The building is off a busy road leading into Portland from the suburbs, and next to an affordable housing complex. During the day, Leger and a few other advocates mill about and offer copies of “know your rights” flyers featuring a hotline number for reporting ICE arrests.
At night, Watts and other protesters, many dressed in black and wearing helmets or masks, arrive. She called ICE a callous and cruel machine.
“In the face of that, there has to be people who will stand up and make it known that that’s not gonna fly, that that’s not something the people agree with,” Watts said.
The agency did not immediately respond to a request for comment.
The nighttime protests peaked in June after the nationwide “No Kings” marches, when Portland police declared one demonstration a riot. Since then, at least 26 protesters have been charged with federal offenses tied to the ICE building, including assaulting federal officers, according to the U.S. Attorney’s Office in Oregon.
“Like other mayors across the country, I have not asked for – and do not need – federal intervention,” Portland Mayor Keith Wilson said in a statement following Trump’s threat. The city has protected freedom of expression while “addressing occasional violence and property destruction,” he said.

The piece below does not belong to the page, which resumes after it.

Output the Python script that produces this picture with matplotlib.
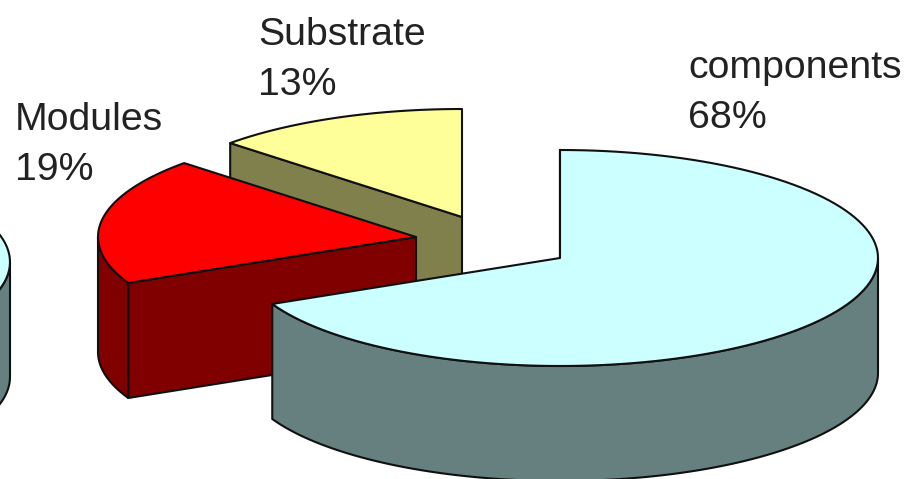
"""
Exploded 3D pie of cost shares, drawn as flat polygons
"""
import numpy as np
import matplotlib
matplotlib.use('Agg')
import matplotlib.pyplot as plt
from matplotlib.patches import Polygon

categories = ['components', 'Modules', 'Substrate']
shares = [68, 19, 13]

TOP_COLORS = ['#CCFFFF', '#FF0000', '#FFFF99']
SIDE_COLORS = ['#668080', '#800000', '#80804D']

# pie hub of each slice in pixels, exploded apart
HUBS = [(560, 258), (416, 237), (462, 217)]
LABEL_POS = [(688, 93), (15, 145), (258, 60)]
RX, RY, DEPTH = 318, 108, 115
EDGE = '#101010'
LW = 1.5

plt.rcParams['font.family'] = ['Liberation Sans', 'DejaVu Sans']

fig = plt.figure(figsize=(9.08, 4.79), dpi=100)
ax = fig.add_axes([0, 0, 1, 1])
ax.set_xlim(0, 908)
ax.set_ylim(479, 0)
ax.axis('off')


def rim(hub, t0, t1, n=120):
    # t is the angle clockwise from 12 o'clock, in degrees
    t = np.radians(np.linspace(t0, t1, n))
    return np.column_stack([hub[0] + RX * np.sin(t), hub[1] - RY * np.cos(t)])


def add_poly(pts, color):
    ax.add_patch(Polygon(pts, closed=True, facecolor=color, edgecolor=EDGE,
                         linewidth=LW, joinstyle='round'))


def draw_slice(hub, t0, t1, top, side):
    down = np.array([0, DEPTH])
    hub_pt = np.array(hub, dtype=float)
    # cut face at the start of the sweep
    start = rim(hub, t0, t0, 1)[0]
    add_poly([start, hub_pt, hub_pt + down, start + down], side)
    # outer wall, only the part facing the viewer
    a, b = max(t0, 90), min(t1, 270)
    if a < b:
        arc = rim(hub, a, b)
        add_poly(np.vstack([arc, arc[::-1] + down]), side)
    add_poly(np.vstack([hub_pt, rim(hub, t0, t1)]), top)


angles = np.cumsum([0] + shares) * 3.6

# neighbouring pie, cut off at the left border
draw_slice((-308, 262), angles[0], angles[1], TOP_COLORS[0], SIDE_COLORS[0])

# back to front so the big slice overlaps the others
for i in [2, 1, 0]:
    draw_slice(HUBS[i], angles[i], angles[i + 1], TOP_COLORS[i], SIDE_COLORS[i])

for name, val, pos in zip(categories, shares, LABEL_POS):
    ax.text(pos[0], pos[1], f'{name}\n{val}%', fontsize=28.3, color='#222222',
            ha='left', va='center', linespacing=1.48)

fig.savefig('out.png', dpi=100, facecolor='white')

There have been smaller clashes since June. On Labor Day, some demonstrators brought a prop guillotine — a display the Department of Homeland Security blasted as “unhinged behavior.”
Wilson expects protests to stay focused on the area by the building, he said.

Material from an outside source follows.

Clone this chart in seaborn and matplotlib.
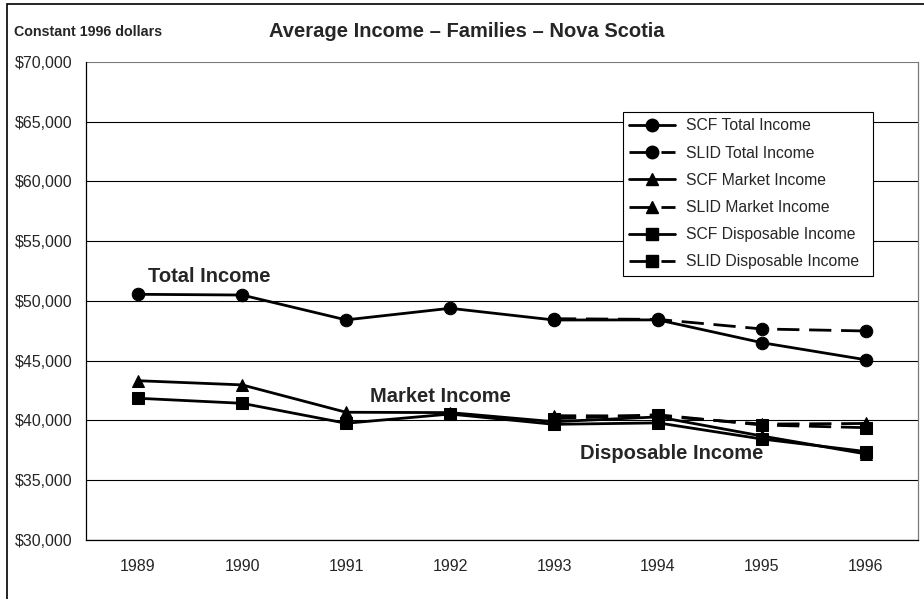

Some residents of the adjacent apartments are upset about that. One sued to try to make the city enforce noise ordinances. She said she believed noise from bullhorns, speakers and “piercing whistle-type sounds” akin to air-raid sirens had caused her eardrum to burst, and gas that entered her apartment made her ill. The judge who heard the case sided with the city.
Rick Stype, who has lived there for 10 years, said he accompanies some neighbors outside because they fear being harassed by protesters.
“I just want them to leave us alone,” he said. “I want them to be gone.”
A charter school next to the ICE building, the Cottonwood School of Civics and Science, relocated over the summer, saying that chemical agents and crowd-control projectiles put student safety at risk.
Many parents and students were regular customers at Chris Johnson’s nearby coffee shop, he said. He lamented the school’s move and the national narrative that the protests were a bigger deal than they are.
“I think people are very, very opinionated on either side of it,” he said. “It just creates a divide, which is unfortunate.”